La Cour des comptes alerte également sur le besoin d’investissements pour l’adaptation climatique. Les collectivités doivent conserver les moyens d’investir pour protéger leurs territoires et leurs populations. Agir pour adapter nos villes au dérèglement climatique et ses conséquences qui peuvent être parfois dramatiques, comme nous l’avons vu dernièrement à Valence en Espagne, c’est notre responsabilité en tant qu’élus locaux.
À Annecy, si le gouvernement maintient ses coupes budgétaires prévues dans le projet de loi de finances, cela signifierait une réduction de plus de 7,5 millions d’euros, un montant significatif comparé aux budgets de nos différents services publics. Pour exemple, la Ville d’Annecy verse 14 millions d’euros de subventions aux différentes associations du territoire. Chaque année, notre collectivité a besoin d’un peu plus de 13 millions d’euros pour faire fonctionner sa restauration municipale et apporter une alimentation de qualité à nos petits et à nos ainés. Amputer notre de ville de plus de 7 millions d’euros cela reviendrait également à réduire d’un tiers le budget du Centre Communal d’Action Sociale, dont les agents apportent quotidiennement une aide aux plus démunis d’entre nous. Ces mesures amèneraient une précarisation accrue des agents publics et donc accélèreraient la crise des vocations qui sévit dans plusieurs secteurs du service public. Par exemple, 7 millions d’euros représente le budget annuel pour gérer les 21 crèches publiques de notre ville. Un secteur de la petite enfance en souffrance, particulièrement à Annecy, dont le personnel aurait besoin de revalorisation et de reconnaissance. En tant qu’employeur, la Ville d’Annecy serait donc contrainte dans sa politique de revalorisation des agents publiques.

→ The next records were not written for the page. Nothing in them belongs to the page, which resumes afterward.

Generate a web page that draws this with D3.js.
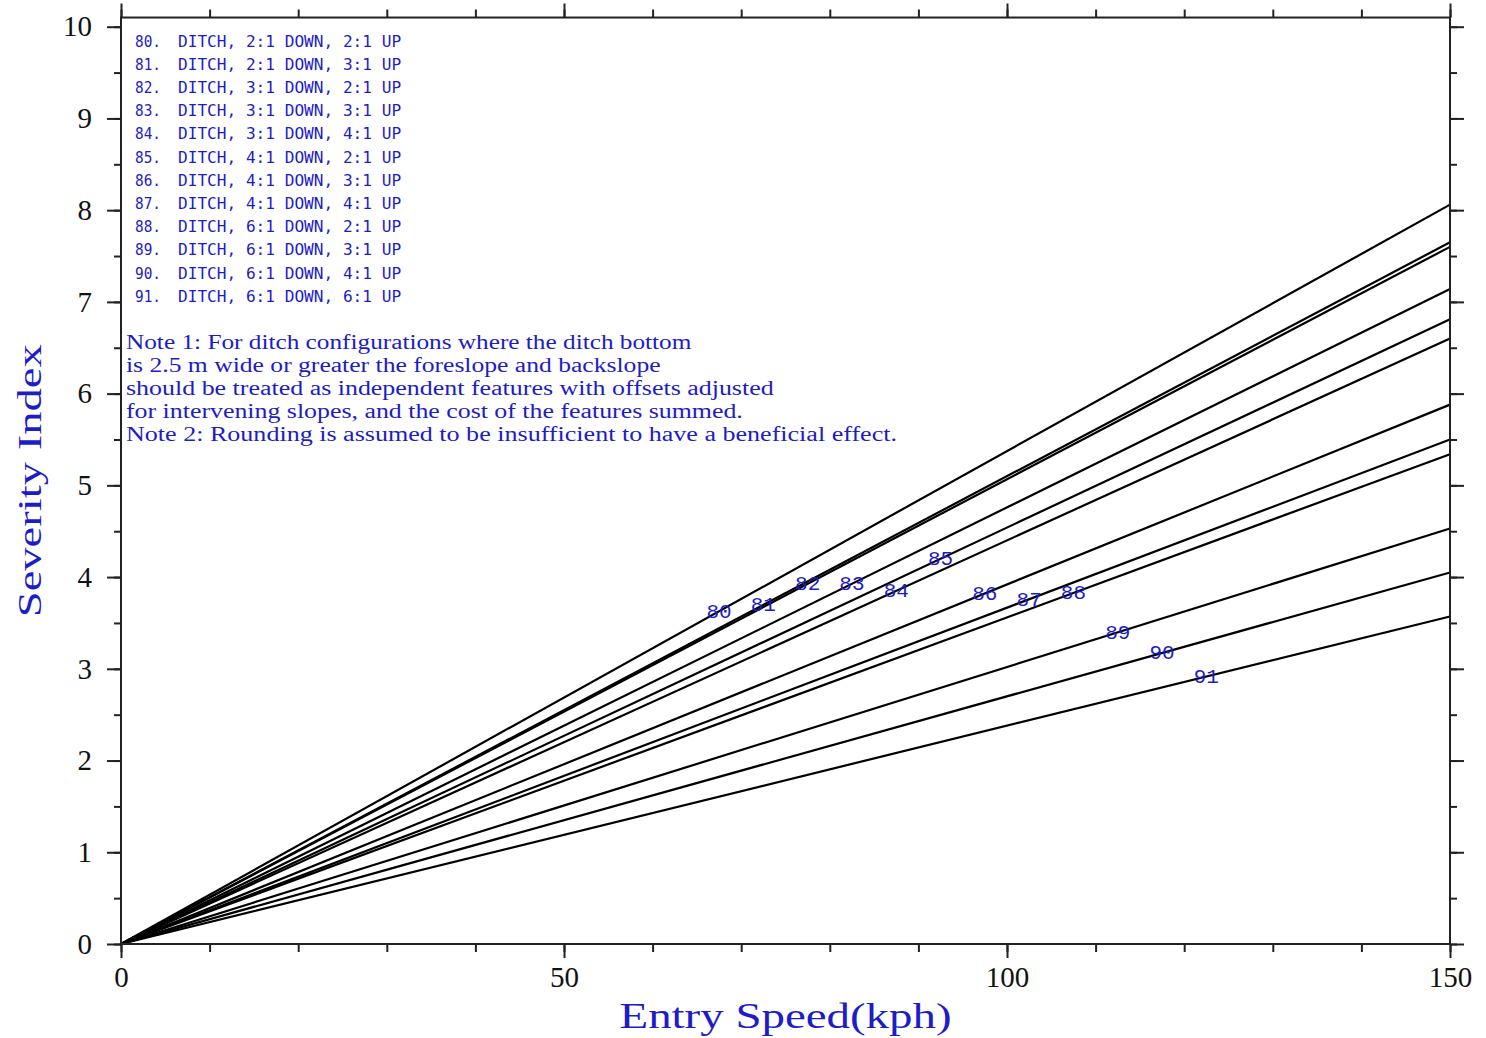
<!DOCTYPE html>
<html>
<head>
<meta charset="utf-8">
<script src="https://cdn.jsdelivr.net/npm/d3@7"></script>
<style>
    body { margin: 0; background: #fff; }
    svg { display: block; }
</style>
</head>
<body>
<svg id="chart" width="1486" height="1038"></svg>
<script>
// Ditch configurations: severity index at 150 kph (lines are linear from the origin)
const ids = [80, 81, 82, 83, 84, 85, 86, 87, 88, 89, 90, 91];
const descriptions = [
    "DITCH, 2:1 DOWN, 2:1 UP",
    "DITCH, 2:1 DOWN, 3:1 UP",
    "DITCH, 3:1 DOWN, 2:1 UP",
    "DITCH, 3:1 DOWN, 3:1 UP",
    "DITCH, 3:1 DOWN, 4:1 UP",
    "DITCH, 4:1 DOWN, 2:1 UP",
    "DITCH, 4:1 DOWN, 3:1 UP",
    "DITCH, 4:1 DOWN, 4:1 UP",
    "DITCH, 6:1 DOWN, 2:1 UP",
    "DITCH, 6:1 DOWN, 3:1 UP",
    "DITCH, 6:1 DOWN, 4:1 UP",
    "DITCH, 6:1 DOWN, 6:1 UP"
];
const speeds = [0, 150];
const severityAt150 = [8.06, 7.65, 7.60, 7.14, 6.60, 6.81, 5.88, 5.50, 5.34, 4.53, 4.05, 3.57];
// speed at which each line's number is written
const labelSpeeds = [67.5, 72.5, 77.5, 82.5, 87.5, 92.5, 97.5, 102.5, 107.5, 112.5, 117.5, 122.5];

const notes = [
    "Note 1: For ditch configurations where the ditch bottom",
    "is 2.5 m wide or greater the foreslope and backslope",
    "should be treated as independent features with offsets adjusted",
    "for intervening slopes, and the cost of the features summed.",
    "Note 2: Rounding is assumed to be insufficient to have a beneficial effect."
];

const xMajor = [0, 50, 100, 150];
const xMinor = d3.range(0, 151, 10);
const yMajor = d3.range(0, 11, 1);
const yMinor = d3.range(0, 10.01, 0.5);

const blue = "#1c1cc8";
const serif = "'Liberation Serif', 'DejaVu Serif', serif";
const mono = "'DejaVu Sans Mono', 'Liberation Mono', monospace";

const svg = d3.select("#chart");
const plot = { left: 121, right: 1450, bottom: 944, top: 26.7 };
const x = d3.scaleLinear().domain([0, 150]).range([plot.left, plot.right]);
const y = d3.scaleLinear().domain([0, 10]).range([plot.bottom, plot.top]);
const yMax = 10.1;

// Lines
const line = d3.line().x(d => x(d[0])).y(d => y(d[1]));
svg.append("g")
    .selectAll("path")
    .data(severityAt150)
    .join("path")
    .attr("d", v => line(speeds.map(s => [s, v * s / 150])))
    .attr("fill", "none")
    .attr("stroke", "#000")
    .attr("stroke-width", 2.2);

// Line numbers, centred on their line
svg.append("g")
    .selectAll("text")
    .data(ids)
    .join("text")
    .attr("x", (d, i) => x(labelSpeeds[i]))
    .attr("y", (d, i) => y(severityAt150[i] * labelSpeeds[i] / 150) + 1)
    .attr("text-anchor", "middle")
    .attr("dominant-baseline", "central")
    .attr("fill", blue)
    .style("font-family", "'Liberation Mono', monospace")
    .style("font-size", "21px")
    .text(d => d);

// Axes: outward ticks on all four sides
function styleAxis(g) {
    g.select(".domain").remove();
    g.selectAll(".tick line").attr("stroke", "#222").attr("stroke-width", 2);
    g.selectAll("text")
        .style("font-family", serif)
        .style("font-size", "29px")
        .attr("fill", "#111");
}

svg.append("g").attr("transform", `translate(0,${plot.bottom})`)
    .call(d3.axisBottom(x).tickValues(xMinor).tickSize(8).tickFormat(""))
    .call(styleAxis);
svg.append("g").attr("transform", `translate(0,${plot.bottom})`)
    .call(d3.axisBottom(x).tickValues(xMajor).tickSize(14).tickPadding(8).tickFormat(d3.format("d")))
    .call(styleAxis);
svg.append("g").attr("transform", `translate(0,${y(yMax)})`)
    .call(d3.axisTop(x).tickValues(xMinor).tickSize(8).tickFormat(""))
    .call(styleAxis);
svg.append("g").attr("transform", `translate(0,${y(yMax)})`)
    .call(d3.axisTop(x).tickValues(xMajor).tickSize(14).tickFormat(""))
    .call(styleAxis);

svg.append("g").attr("transform", `translate(${plot.left},0)`)
    .call(d3.axisLeft(y).tickValues(yMinor).tickSize(7).tickFormat(""))
    .call(styleAxis);
svg.append("g").attr("transform", `translate(${plot.left},0)`)
    .call(d3.axisLeft(y).tickValues(yMajor).tickSize(14).tickPadding(15).tickFormat(d3.format("d")))
    .call(styleAxis);
svg.append("g").attr("transform", `translate(${plot.right},0)`)
    .call(d3.axisRight(y).tickValues(yMinor).tickSize(7).tickFormat(""))
    .call(styleAxis);
svg.append("g").attr("transform", `translate(${plot.right},0)`)
    .call(d3.axisRight(y).tickValues(yMajor).tickSize(14).tickFormat(""))
    .call(styleAxis);

// Frame
svg.append("rect")
    .attr("x", plot.left)
    .attr("y", y(yMax))
    .attr("width", plot.right - plot.left)
    .attr("height", plot.bottom - y(yMax))
    .attr("fill", "none")
    .attr("stroke", "#222")
    .attr("stroke-width", 2);

// Legend
const legend = svg.append("g")
    .attr("fill", blue)
    .style("font-family", mono)
    .style("font-size", "16px");
legend.selectAll("text.num")
    .data(ids)
    .join("text")
    .attr("class", "num")
    .attr("x", 135)
    .attr("y", (d, i) => 46.5 + i * 23.2)
    .attr("textLength", 26)
    .attr("lengthAdjust", "spacingAndGlyphs")
    .text(d => d + ".");
legend.selectAll("text.desc")
    .data(descriptions)
    .join("text")
    .attr("class", "desc")
    .attr("x", 178)
    .attr("y", (d, i) => 46.5 + i * 23.2)
    .attr("textLength", d => d.length * 9.7)
    .attr("lengthAdjust", "spacingAndGlyphs")
    .text(d => d);

// Notes
svg.append("g")
    .selectAll("text")
    .data(notes)
    .join("text")
    .attr("x", 126)
    .attr("y", (d, i) => 348.5 + i * 23.2)
    .attr("textLength", d => d.length * 10.28)
    .attr("lengthAdjust", "spacingAndGlyphs")
    .attr("fill", blue)
    .style("font-family", serif)
    .style("font-size", "20px")
    .text(d => d);

// Axis titles
svg.append("text")
    .attr("x", (plot.left + plot.right) / 2)
    .attr("y", 1028)
    .attr("text-anchor", "middle")
    .attr("textLength", 332)
    .attr("lengthAdjust", "spacingAndGlyphs")
    .attr("fill", blue)
    .style("font-family", serif)
    .style("font-size", "36px")
    .text("Entry Speed(kph)");

svg.append("text")
    .attr("transform", `translate(41,${(y(yMax) + plot.bottom) / 2}) rotate(-90)`)
    .attr("text-anchor", "middle")
    .attr("textLength", 273)
    .attr("lengthAdjust", "spacingAndGlyphs")
    .attr("fill", blue)
    .style("font-family", serif)
    .style("font-size", "34px")
    .text("Severity Index");
</script>
</body>
</html>
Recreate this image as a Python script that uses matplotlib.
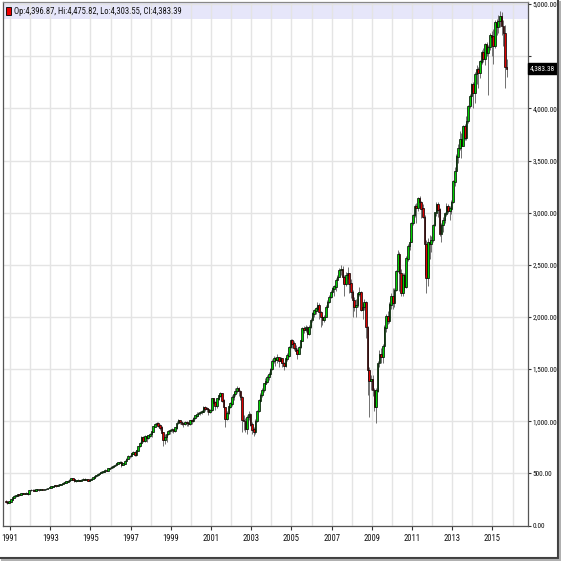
import matplotlib
matplotlib.use('Agg')
import matplotlib.pyplot as plt
from matplotlib.patches import Rectangle
from matplotlib.lines import Line2D
from matplotlib.transforms import blended_transform_factory
import numpy as np

# monthly bars, Oct 1990 .. Sep 2015
start_year, start_month = 1990, 10
first_open = 232.0

closes = [
    225, 218, 230,
    250, 268, 285, 288, 298, 292, 305, 310, 306, 312, 302, 340,
    338, 342, 336, 344, 346, 340, 350, 344, 348, 350, 360, 366,
    372, 377, 384, 380, 390, 394, 398, 410, 414, 422, 426, 438,
    452, 440, 425, 430, 436, 428, 438, 448, 440, 444, 430, 436,
    448, 462, 472, 482, 496, 504, 514, 516, 532, 528, 546, 552,
    560, 572, 580, 594, 604, 608, 585, 596, 620, 640, 668, 665,
    690, 700, 680, 720, 760, 790, 850, 810, 856, 840, 862, 875,
    900, 950, 976, 985, 960, 940, 890, 820, 850, 880, 905, 915,
    920, 905, 940, 985, 1005, 990, 980, 975, 990, 985, 975, 1005,
    1000, 1030, 1056, 1070, 1080, 1088, 1095, 1136, 1120, 1115, 1090, 1105,
    1216, 1180, 1152, 1216, 1248, 1264, 1200, 1136, 1024, 1080, 1140, 1168,
    1232, 1260, 1290, 1312, 1290, 1232, 1010, 1000, 930, 1040, 1072, 970,
    920, 900, 1000, 1100, 1200, 1250, 1300, 1360, 1380, 1424, 1450, 1500,
    1580, 1600, 1590, 1616, 1580, 1600, 1560, 1536, 1600, 1632, 1712, 1776,
    1744, 1700, 1680, 1648, 1712, 1776, 1888, 1880, 1904, 1840, 1904, 1968,
    2032, 2060, 2080, 2112, 2048, 2000, 1968, 2000, 2096, 2144, 2192, 2240,
    2272, 2290, 2352, 2384, 2448, 2460, 2384, 2320, 2400, 2416, 2320, 2240,
    2160, 2096, 2112, 2224, 2240, 2064, 2096, 2144, 1904, 1490, 1392, 1400,
    1300, 1140, 1296, 1560, 1640, 1620, 1720, 1900, 2010, 1960, 2120, 2200,
    2140, 2260, 2440, 2600, 2420, 2230, 2400, 2290, 2560, 2680, 2720, 2900,
    2980, 3060, 3050, 3140, 3100, 3040, 2960, 2700, 2380, 2720, 2700, 2740,
    2880, 3000, 3080, 3030, 2800, 2880, 2930, 2990, 3060, 3020, 3040, 3100,
    3300, 3400, 3540, 3620, 3700, 3640, 3830, 3720, 3880, 4020, 4120, 4230,
    4150, 4330, 4380, 4340, 4450, 4540, 4480, 4620, 4530, 4590, 4700, 4690,
    4600, 4830, 4780, 4840, 4880, 4790, 4720, 4396.87, 4383.39,
]

highs = [
    240, 230, 234,
    254, 272, 290, 294, 302, 300, 308, 314, 314, 318, 316, 344,
    346, 348, 346, 348, 352, 350, 354, 354, 352, 356, 362, 370,
    376, 382, 390, 388, 394, 398, 402, 414, 420, 428, 432, 442,
    458, 456, 444, 436, 442, 440, 442, 452, 452, 450, 448, 442,
    452, 466, 476, 486, 500, 510, 520, 522, 538, 536, 550, 558,
    566, 580, 588, 600, 612, 616, 614, 604, 626, 646, 676, 680,
    700, 712, 710, 726, 766, 800, 858, 856, 866, 870, 872, 886,
    910, 958, 984, 996, 992, 970, 950, 898, 880, 900, 918, 930,
    936, 930, 948, 998, 1020, 1012, 1000, 990, 1004, 1000, 996, 1012,
    1020, 1040, 1064, 1084, 1090, 1100, 1110, 1144, 1146, 1132, 1130, 1118,
    1226, 1224, 1190, 1224, 1260, 1278, 1270, 1210, 1140, 1100, 1152, 1180,
    1250, 1280, 1320, 1340, 1330, 1300, 1240, 1060, 1030, 1060, 1100, 1080,
    990, 940, 1020, 1110, 1210, 1270, 1320, 1370, 1410, 1440, 1470, 1510,
    1600, 1630, 1620, 1640, 1620, 1620, 1610, 1570, 1620, 1650, 1720, 1790,
    1790, 1770, 1730, 1700, 1720, 1790, 1900, 1910, 1920, 1910, 1920, 1990,
    2050, 2080, 2100, 2140, 2130, 2060, 2020, 2020, 2110, 2160, 2210, 2260,
    2290, 2310, 2370, 2400, 2470, 2500, 2490, 2400, 2430, 2480, 2420, 2360,
    2260, 2190, 2170, 2240, 2290, 2250, 2130, 2170, 2150, 1910, 1520, 1440,
    1440, 1320, 1320, 1580, 1680, 1700, 1740, 1920, 2030, 2060, 2140, 2230,
    2280, 2280, 2450, 2640, 2620, 2460, 2420, 2420, 2580, 2700, 2760, 2910,
    2990, 3080, 3090, 3150, 3160, 3110, 3080, 2980, 2740, 2760, 2790, 2780,
    2890, 3010, 3100, 3100, 3040, 2900, 2960, 3010, 3090, 3080, 3060, 3120,
    3310, 3440, 3560, 3660, 3780, 3760, 3840, 3850, 3930, 4030, 4140, 4240,
    4250, 4350, 4420, 4400, 4460, 4560, 4580, 4630, 4640, 4610, 4720, 4740,
    4760, 4850, 4860, 4900, 4930, 4920, 4850, 4800, 4475.82,
]

lows = [
    215, 210, 214,
    226, 246, 262, 278, 284, 286, 290, 300, 300, 302, 296, 298,
    330, 332, 330, 332, 338, 334, 338, 338, 340, 342, 346, 356,
    360, 366, 372, 372, 376, 384, 388, 396, 404, 410, 414, 422,
    434, 434, 418, 416, 424, 422, 424, 434, 434, 434, 424, 424,
    432, 444, 458, 468, 478, 490, 500, 506, 512, 518, 524, 540,
    540, 554, 566, 574, 588, 596, 560, 578, 590, 614, 636, 648,
    656, 682, 670, 662, 716, 750, 786, 800, 800, 800, 826, 850,
    850, 896, 944, 960, 948, 920, 880, 760, 780, 800, 870, 880,
    896, 886, 896, 930, 970, 970, 960, 946, 960, 958, 956, 966,
    970, 990, 1020, 1040, 1050, 1060, 1070, 1090, 1100, 1090, 1060, 1080,
    1100, 1166, 1110, 1130, 1200, 1236, 1180, 1120, 940, 1010, 1070, 1126,
    1150, 1200, 1240, 1270, 1240, 1200, 900, 920, 900, 880, 1010, 950,
    880, 860, 880, 990, 1090, 1180, 1230, 1280, 1330, 1370, 1400, 1440,
    1490, 1560, 1530, 1560, 1520, 1560, 1520, 1490, 1520, 1580, 1620, 1700,
    1700, 1680, 1640, 1600, 1640, 1700, 1770, 1850, 1860, 1800, 1830, 1890,
    1950, 2000, 2030, 2060, 1980, 1900, 1920, 1950, 2000, 2080, 2130, 2180,
    2220, 2200, 2250, 2350, 2380, 2400, 2330, 2200, 2300, 2360, 2230, 2180,
    2000, 2060, 2000, 2100, 2200, 2060, 1980, 2070, 1800, 1250, 1040, 1300,
    1240, 1100, 980, 1280, 1520, 1560, 1560, 1700, 1860, 1930, 1940, 2080,
    2080, 2100, 2250, 2430, 2250, 2200, 2200, 2260, 2280, 2540, 2640, 2720,
    2880, 2960, 2900, 3020, 3040, 2950, 2950, 2400, 2230, 2300, 2560, 2620,
    2720, 2870, 2970, 2960, 2780, 2720, 2810, 2900, 2970, 3000, 2930, 2990,
    3090, 3260, 3400, 3480, 3600, 3520, 3640, 3700, 3700, 3860, 4000, 4030,
    4000, 4050, 4230, 4200, 4290, 4430, 4440, 4420, 4500, 4130, 4560, 4500,
    4430, 4580, 4700, 4720, 4780, 4700, 4600, 4200, 4303.55,
]

header = 'Op:4,396.87, Hi:4,475.82, Lo:4,303.55, Cl:4,383.39'
last_label = '4,383.38'
last_value = 4383.39
year_labels = list(range(1991, 2016, 2))
price_ticks = [0, 500, 1000, 1500, 2000, 2500, 3000, 3500, 4000, 4500, 5000]

plt.rcParams['font.family'] = ['Roboto Condensed', 'DejaVu Sans']
FS = 6.2
FS_Y = 5.3

closes = np.array(closes, dtype=float)
highs = np.array(highs, dtype=float)
lows = np.array(lows, dtype=float)
opens = np.concatenate([[first_open], closes[:-1]])
n = len(closes)
t = start_year + (start_month - 1 + np.arange(n) + 0.5) / 12.0

fig = plt.figure(figsize=(5.61, 5.61), dpi=100)
W = 561.0
ax = fig.add_axes([3 / W, 1 - 525.5 / W, 525 / W, 523.5 / W])
ax.set_xlim(1990.652, 2016.77)
ax.set_ylim(0, 5020)

# header band
ax.add_patch(Rectangle((0, 1 - 17 / 523.5), 1, 17 / 523.5, transform=ax.transAxes,
                       facecolor='#e6e6fa', edgecolor='none', zorder=0))

# grid
for y in range(1991, 2017):
    ax.axvline(y, color='#e4e4e4', lw=1, zorder=1)
for p in price_ticks:
    ax.axhline(p, color='#e4e4e4', lw=1, zorder=1)

up = closes >= opens
colors = np.where(up, '#00d000', '#dd0000')
ax.vlines(t, lows, highs, color='#707070', lw=0.7, zorder=2)
ax.bar(t, np.abs(closes - opens) + 4, bottom=np.minimum(opens, closes) - 2,
       width=0.08, color=colors, edgecolor='black', linewidth=0.5, zorder=3)

# axes styling
ax.yaxis.tick_right()
ax.set_yticks(price_ticks)
ax.set_yticklabels(['' if p == 4500 else f'{p:,.2f}' for p in price_ticks])
ax.set_xticks(year_labels)
ax.set_xticklabels([str(y) for y in year_labels])
ax.tick_params(axis='both', direction='out', length=3, width=0.8, color='#333333',
               labelsize=FS, labelcolor='#111111')
ax.tick_params(axis='x', pad=3)
ax.tick_params(axis='y', pad=1, length=2.5, labelsize=FS_Y)
for s in ax.spines.values():
    s.set_color('#555555')
    s.set_linewidth(0.9)
ax.spines['top'].set_color('#888888')

# header text with red marker
ax.add_patch(Rectangle((3 / 525, 1 - 13 / 523.5), 5 / 525, 8 / 523.5, transform=ax.transAxes,
                       facecolor='#ee0000', edgecolor='black', lw=0.6, zorder=5))
ax.text(11 / 525, 1 - 9 / 523.5, header, transform=ax.transAxes, fontsize=FS,
        va='center', ha='left', color='#111111', zorder=5)

# last price box
trans = blended_transform_factory(ax.transAxes, ax.transData)
ax.text(1.004, last_value, last_label, transform=trans, fontsize=FS_Y, color='white',
        va='center', ha='left', clip_on=False, zorder=6,
        bbox=dict(boxstyle='square,pad=0.25', facecolor='black', edgecolor='black'))

# outer frame with shadow
fig.add_artist(Line2D([0, 557.5 / W], [1 - 557.5 / W] * 2, transform=fig.transFigure,
                      color='#404040', lw=1.5))
fig.add_artist(Line2D([557.5 / W] * 2, [1 - 557.5 / W, 1], transform=fig.transFigure,
                      color='#404040', lw=1.5))
fig.add_artist(Line2D([2 / W, 559.5 / W], [1 - 559.5 / W] * 2, transform=fig.transFigure,
                      color='#b0b0b0', lw=1.5))
fig.add_artist(Line2D([559.5 / W] * 2, [1 - 559.5 / W, 1 - 2 / W], transform=fig.transFigure,
                      color='#b0b0b0', lw=1.5))

fig.savefig('out.png', dpi=100, facecolor='white')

Ces politiques et services publics de proximité sont essentiels à la cohésion sociale et au bien-être des habitants. Nous refusons de les dégrader.
Ces coupes s’ajoutent à une baisse continue des dotations depuis 2010 et à la suppression progressive des impôts locaux, limitant les marges de manœuvre des collectivités tout en les contraignant à financer de nouvelles charges sans compensations. En imposant injustement jusqu’à 10 milliards d’euros de coupes, le Gouvernement impose des efforts supérieurs aux baisses de dotations passées, avec des effets dévastateurs pour les services publics locaux.
Depuis 2010, les collectivités locales ont pourtant vu leurs marges de manœuvre budgétaires se réduire drastiquement en raison de la baisse continue des dotations de l’État (DGF) – 71 milliards d’euros – de la suppression progressive des leviers fiscaux dont elles disposaient, comme la taxe d’habitation, et de nouvelles charges imposées sans compensations financières adéquates. Ces pertes de ressources propres constituent une nouvelle étape de recentralisation des finances publiques.
Les collectivités font face à une multiplication de crises répétées qui ne feront que s’amplifier : réchauffement climatique, épuisement des ressources, coût de l’énergie élevé, émergence de risques géopolitiques, explosion des besoins sociaux : pauvreté grandissante, crise du logement… Pour relever ces défis, l’échelle des collectivités est la plus adaptée pour agir et proposer des solutions. Leurs budgets et leur pouvoir d’agir doivent être préservés et renforcés.
Confirmer ces mesures d’austérité provoquerait un effondrement progressif et certain de nos services publics de proximité, pouvant aller jusqu’à leur disparition, renforçant encore plus les inégalités sociales et donc le ressentiment et la défiance des classes populaires vis-à-vis des responsables politiques. Alimentant ainsi davantage le terreau populiste de l’extrême droite.
Les collectivités locales ne sont en rien responsables de la situation budgétaire nationale. Non seulement l’État leur fait supporter le poids du déficit, mais il les asphyxie profondément et délibérément.